Lately, however, Keith has taken a different tact in arguing against spraying. WINS is now going straight for the county’s pocketbook, by attempting to prove that a switch to mowers and other non-chemical methods of vegetation control will pan out fiscally for the county as well.

To whit, WINS has been circulating figures comparing Island County’s vegetation control cost with that of two other Washington counties, Jefferson and Thurston, that have switched to no-spray road programs. According to these calculations, Island County’s vegetation control budget ($2,637 per mile) doubles that of either Jefferson ($1,735) or Thurston ($1,295).

“Since we pointed out the lower spending by the no spray counties, they really no longer have any good reason to continue the spraying,” Keith said on Thursday. “It looks to us like they’re overmaintaing the shoulders of county roads.”

Not everyone, however, agrees with these figures. At Monday’s board meeting, Commissioner Bill Thorn said the way WINS has broken down the relative road budgets amounts to “comparing apples and oranges.” Public Works Director Bill Oakes has also spent some time looking into the figures, which he feels don’t add up.

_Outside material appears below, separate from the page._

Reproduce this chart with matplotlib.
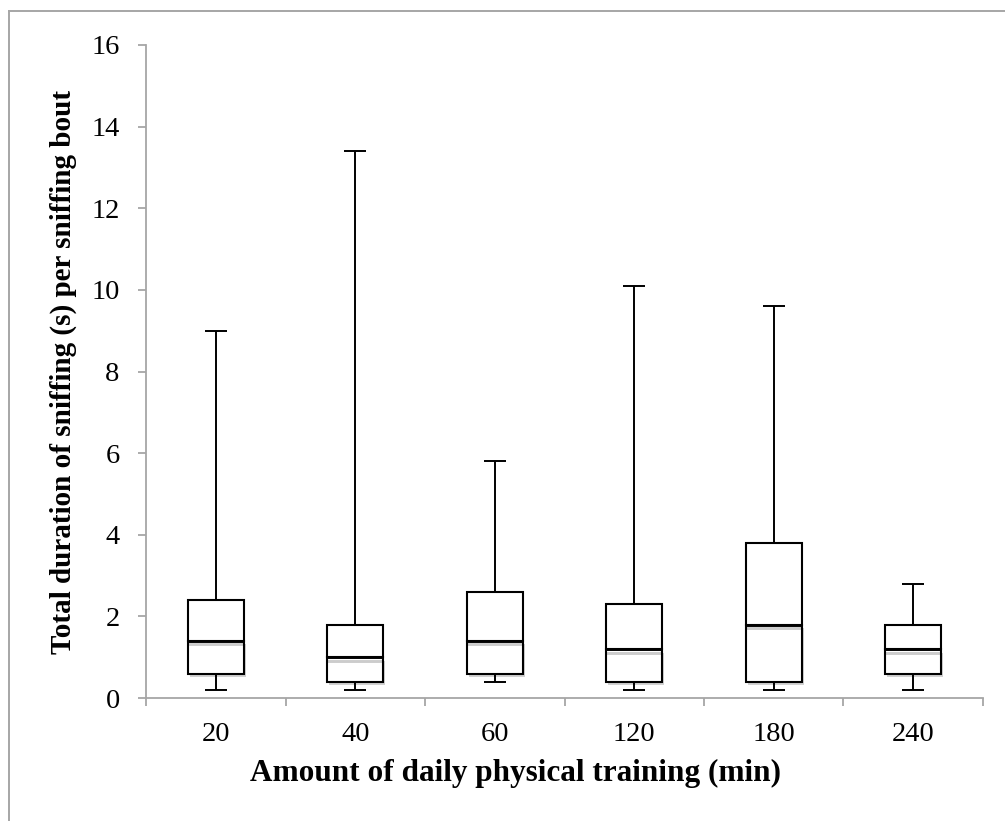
"""
Box plot of sniffing bout duration by amount of daily physical training.
Boxes are drawn as stacked bars (Q1->median, median->Q3) with whiskers.
"""

import matplotlib.pyplot as plt
import matplotlib.patheffects as pe
from matplotlib.lines import Line2D
import numpy as np

training_min = ["20", "40", "60", "120", "180", "240"]
whisker_low = [0.2, 0.2, 0.4, 0.2, 0.2, 0.2]
quartile_1 = [0.6, 0.4, 0.6, 0.4, 0.4, 0.6]
median = [1.4, 1.0, 1.4, 1.2, 1.8, 1.2]
quartile_3 = [2.4, 1.8, 2.6, 2.3, 3.8, 1.8]
whisker_high = [9.0, 13.4, 5.8, 10.1, 9.6, 2.8]

AXIS_GREY = "#a6a6a6"

plt.rcParams["font.family"] = ["Liberation Serif", "DejaVu Serif"]

fig = plt.figure(figsize=(10.05, 8.21), dpi=100)
ax = fig.add_axes([0.1453, 0.1498, 0.8328, 0.7954])

x = np.arange(len(training_min))
q1 = np.array(quartile_1)
med = np.array(median)
q3 = np.array(quartile_3)
lo = np.array(whisker_low)
hi = np.array(whisker_high)

shadow = [pe.withSimplePatchShadow(offset=(1.5, -2.5), shadow_rgbFace="#000000", alpha=0.18)]
line_shadow = [pe.SimpleLineShadow(offset=(0, -2.5), shadow_color="#000000", alpha=0.2), pe.Normal()]

# whiskers with end caps
ax.errorbar(x, q3, yerr=[np.zeros_like(q3), hi - q3], fmt="none",
            ecolor="black", elinewidth=1.4, capsize=8, capthick=1.4, zorder=2)
ax.errorbar(x, q1, yerr=[q1 - lo, np.zeros_like(q1)], fmt="none",
            ecolor="black", elinewidth=1.4, capsize=8, capthick=1.4, zorder=2)

# box halves
ax.bar(x, med - q1, 0.4, bottom=q1, color="white", edgecolor="black",
       linewidth=1.5, zorder=3, path_effects=shadow)
ax.bar(x, q3 - med, 0.4, bottom=med, color="white", edgecolor="black",
       linewidth=1.5, zorder=3)
for xi, m in zip(x, med):
    ax.plot([xi - 0.2, xi + 0.2], [m, m], color="black", lw=2.1, zorder=4,
            solid_capstyle="butt", path_effects=line_shadow)

ax.set_xlim(-0.5, len(training_min) - 0.5)
ax.set_ylim(0, 16)
ax.set_yticks(np.arange(0, 17, 2))
ax.set_xticks(x)
ax.set_xticklabels(training_min)
ax.set_xticks(np.arange(-0.5, len(training_min)), minor=True)
ax.tick_params(axis="x", which="major", length=0, pad=17, labelsize=20.5)
ax.tick_params(axis="x", which="minor", length=6, width=1.3, color=AXIS_GREY)
ax.tick_params(axis="y", length=6, width=1.3, color=AXIS_GREY, pad=13, labelsize=20.5)

for side in ("top", "right"):
    ax.spines[side].set_visible(False)
for side in ("left", "bottom"):
    ax.spines[side].set_color(AXIS_GREY)
    ax.spines[side].set_linewidth(1.3)

ax.set_ylabel("Total duration of sniffing (s) per sniffing bout",
              fontsize=21, fontweight="bold", labelpad=10)
fig.text(516 / 1005, 1 - 773 / 821, "Amount of daily physical training (min)",
         ha="center", va="center", fontsize=22.5, fontweight="bold")

# outer chart frame (only the top and left edges fall inside the image)
fig.add_artist(Line2D([9 / 1005, 1.0], [1 - 11 / 821, 1 - 11 / 821],
                      transform=fig.transFigure, color=AXIS_GREY, lw=1.4))
fig.add_artist(Line2D([9 / 1005, 9 / 1005], [0.0, 1 - 11 / 821],
                      transform=fig.transFigure, color=AXIS_GREY, lw=1.4))

fig.savefig("out.png", dpi=100, facecolor="white")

“I just flat out disagree with her numbers,” Oakes said on Thursday. “I think that’s where we probably have a difference.” Oakes added that if Island County switches to a no-spray policy, “The cost will certainly go up. We can debate how much it will go up.”

Engineering Assistant Desiree Welch did her own number crunching, comparing Island County’s road maintenance costs with other counties throughout the state, such as King Whatcom, Skagit and Jefferson. According to these calculations, Island County places near the bottom of the list in costs per mile, at $8,685.

King County’s cost per mile, for instance, is $16,075 and Thurston County’s is $11,090.

Regardless of a numbers war, Oakes said he is willing to work toward a reduction of how much spray the county uses.

“I think what I can commit to now is a reduction program,” Oakes said. “I’m interested in answering their concerns to the extent that I can, and I think we’re well on the road to reducing our use and curtailing our use.”

Keith doesn’t feel this goes far enough. She said that any type of reduction only increases herbicide resistance in plants, which causes road maintenance crews to use more of the stuff.

“If they just decide to reduce, then it will basically be business as usual as in the past years when they said reduce.”